J’ai découvert, au hasard de mes lectures, la notion de « parrêsia » que les Grecs anciens utilisaient pour désigner une manière particulière de dire la vérité. Bien sûr, personne ne détient à lui tout seul la vérité de sorte que lorsque quelqu’un parle vrai, il ne dit que sa vérité, ce qui n’est déjà pas si commun.
Mais il pratique la parrêsia grecque si et seulement s’il dit la vérité dans des circonstances telles qu’il sait que cela va lui coûter cher : la vie peut-être, la liberté au moins.
Dans son discours à la nation prononcé hier, Abdelmadjid Tebboune a annoncé aux députés et sénateurs réunis au Palais des Nations que l’État avait récupéré en fonds, biens immobiliers et unités industrielles, 30 milliards de dollars des biens pillés par les oligarques de la « issaba ».
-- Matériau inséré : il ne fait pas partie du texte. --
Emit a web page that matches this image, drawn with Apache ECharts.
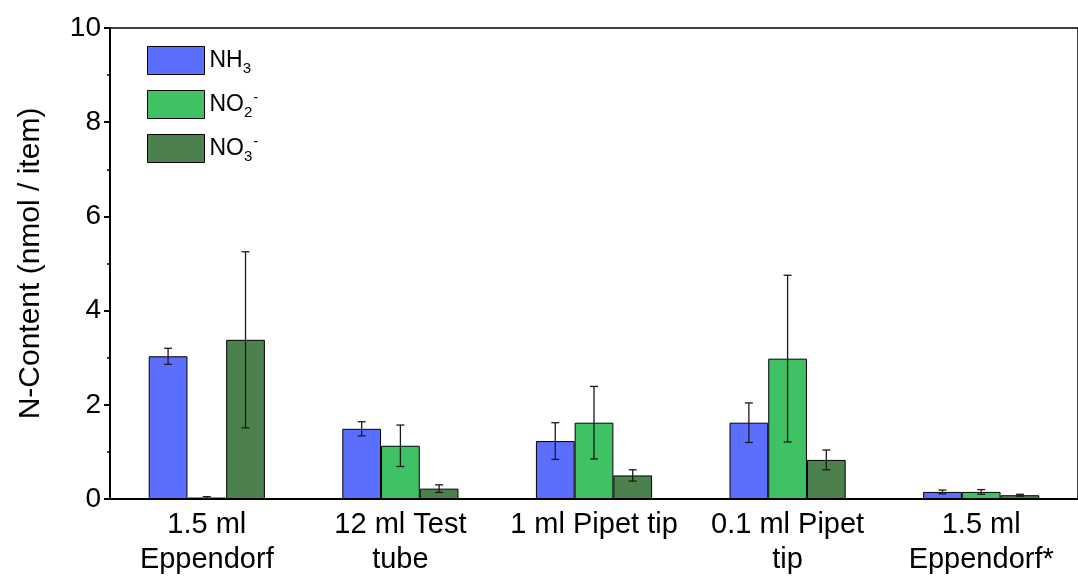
<!DOCTYPE html>
<html><head><meta charset="utf-8">
<script src="https://cdn.jsdelivr.net/npm/echarts@6/dist/echarts.min.js"></script>
<style>html,body{margin:0;padding:0;background:#fff}#c{width:1078px;height:577px}</style>
</head><body><div id="c"></div>
<script>
const categories = ['1.5 ml\nEppendorf', '12 ml Test\ntube', '1 ml Pipet tip', '0.1 ml Pipet\ntip', '1.5 ml\nEppendorf*'];
const nh3 = [3.03, 1.49, 1.23, 1.62, 0.15];
const no2 = [0.03, 1.13, 1.62, 2.98, 0.15];
const no3 = [3.38, 0.22, 0.50, 0.83, 0.08];
const nh3Err = [0.17, 0.15, 0.39, 0.42, 0.04];
const no2Err = [0.02, 0.44, 0.77, 1.77, 0.05];
const no3Err = [1.87, 0.08, 0.12, 0.21, 0.02];
const yTicks = [0, 2, 4, 6, 8, 10];

const names = ['NH3', 'NO2-', 'NO3-'];
const colors = ['#5b6efe', '#3ec263', '#4c804c'];
const values = [nh3, no2, no3];
const errs = [nh3Err, no2Err, no3Err];
const FONT = 'Liberation Sans, Arial, sans-serif';
const GAP = 0.4;

const series = [];
names.forEach((n, k) => {
  series.push({
    name: n, type: 'bar', data: values[k], barGap: '0%', barCategoryGap: '40%',
    itemStyle: { color: colors[k], borderColor: '#000', borderWidth: 1 }
  });
});
names.forEach((n, k) => {
  series.push({
    type: 'custom', silent: true, z: 10,
    data: values[k].map((v, i) => [i, v, errs[k][i]]),
    encode: { x: 0, y: 1 },
    renderItem: function (params, api) {
      const i = api.value(0), v = api.value(1), e = api.value(2);
      const band = api.size([1, 0])[0];
      const bw = band * (1 - GAP) / 3;
      const c = api.coord([i, v]);
      const x = c[0] + (k - 1) * bw;
      const yt = api.coord([i, v + e])[1];
      const yb = api.coord([i, v - e])[1];
      const h = 4;
      const st = { stroke: '#1a1a1a', lineWidth: 1.3 };
      return { type: 'group', children: [
        { type: 'line', shape: { x1: x, y1: yt, x2: x, y2: yb }, style: st },
        { type: 'line', shape: { x1: x - h, y1: yt, x2: x + h, y2: yt }, style: st },
        { type: 'line', shape: { x1: x - h, y1: yb, x2: x + h, y2: yb }, style: st }
      ]};
    }
  });
});

const chart = echarts.init(document.getElementById('c'));
chart.setOption({
  animation: false,
  grid: { left: 110, right: -12, top: 28, bottom: 77, show: true, borderColor: '#000', borderWidth: 1.5, backgroundColor: 'transparent' },
  legend: {
    data: names, orient: 'vertical', left: 142, top: 41, icon: 'rect',
    itemWidth: 57, itemHeight: 28, itemGap: 14, selectedMode: false,
    itemStyle: { borderColor: '#000', borderWidth: 1 },
    formatter: function (n) {
      if (n === 'NH3') return '{b|NH}{sub|3}';
      if (n === 'NO2-') return '{b|NO}{sub|2}{sup|-}';
      return '{b|NO}{sub|3}{sup|-}';
    },
    textStyle: {
      padding: [0, 0, 0, 0],
      rich: {
        b: { fontSize: 23, fontFamily: FONT, color: '#000', verticalAlign: 'middle' },
        sub: { fontSize: 15, fontFamily: FONT, color: '#000', padding: [16, 0, 0, 0] },
        sup: { fontSize: 15, fontFamily: FONT, color: '#000', padding: [0, 0, 14, 1] }
      }
    }
  },
  xAxis: {
    type: 'category', data: categories,
    axisLine: { lineStyle: { color: '#000', width: 2 } },
    axisTick: { alignWithLabel: true, length: 6, lineStyle: { color: '#000', width: 2 } },
    axisLabel: { color: '#000', fontSize: 29, fontFamily: FONT, lineHeight: 35, margin: 8, interval: 0 }
  },
  yAxis: {
    type: 'value', min: yTicks[0], max: yTicks[yTicks.length - 1], interval: 2,
    name: 'N-Content (nmol / item)', nameLocation: 'middle', nameGap: 64,
    nameTextStyle: { color: '#000', fontSize: 30, fontFamily: FONT },
    axisLine: { show: true, lineStyle: { color: '#000', width: 2 } },
    axisTick: { show: true, length: 6, lineStyle: { color: '#000', width: 2 } },
    minorTick: { show: true, splitNumber: 2, length: 3, lineStyle: { color: '#000', width: 1.5 } },
    splitLine: { show: false },
    axisLabel: { color: '#000', fontSize: 28, fontFamily: FONT, margin: 9 }
  },
  series: series
});
</script></body></html>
L’annonce a été chaudement acclamée par l’assistance.
30 milliards de dollars, cela fait 10 milliards de plus que la somme annoncée l’année dernière pratiquement à la même époque.
Cette somme avait alors été contestée par un tweet de Ihsane El Kadi, ce qui, entre autres audaces qu’il s’était permises, lui avait valu d’être aussitôt jeté en prison où il se trouve encore, après un simulacre de procès qui fut arbitraire de bout en bout, jusqu’à l’arrêt rendu en octobre dernier par la cour suprême.
Avec un décalage d’un an, ce passage du discours m’a incité à reconstituer ce trio que la littérature antique avait souvent mis en scène : le souverain, les courtisans et celui qui dit la vérité, c’est-à-dire qui pratique cet exercice périlleux qu’on appelait « parrêsia ».
Habituellement, les trois protagonistes jouent la scène ensemble, celui qui dit la vérité étant l’intrus dont la voix dissone aux oreilles du souverain car elle trouble le duo harmonieux qu’il forme avec ses courtisans. Ihsane El Kadi embastillé et ses émules en ayant tiré la leçon, il n’y avait hier au Palais des Nations aucun risque que quelqu’un se dresse pour crier, au milieu des applaudissements : « Objection, Monsieur le président ! ».
On a donc pu se rendre compte à quel point le discours du souverain gagnait en fluidité quand l’assistance est débarrassée de cet intrus. Et tant pis pour la vérité qu’on a emprisonnée en sa compagnie.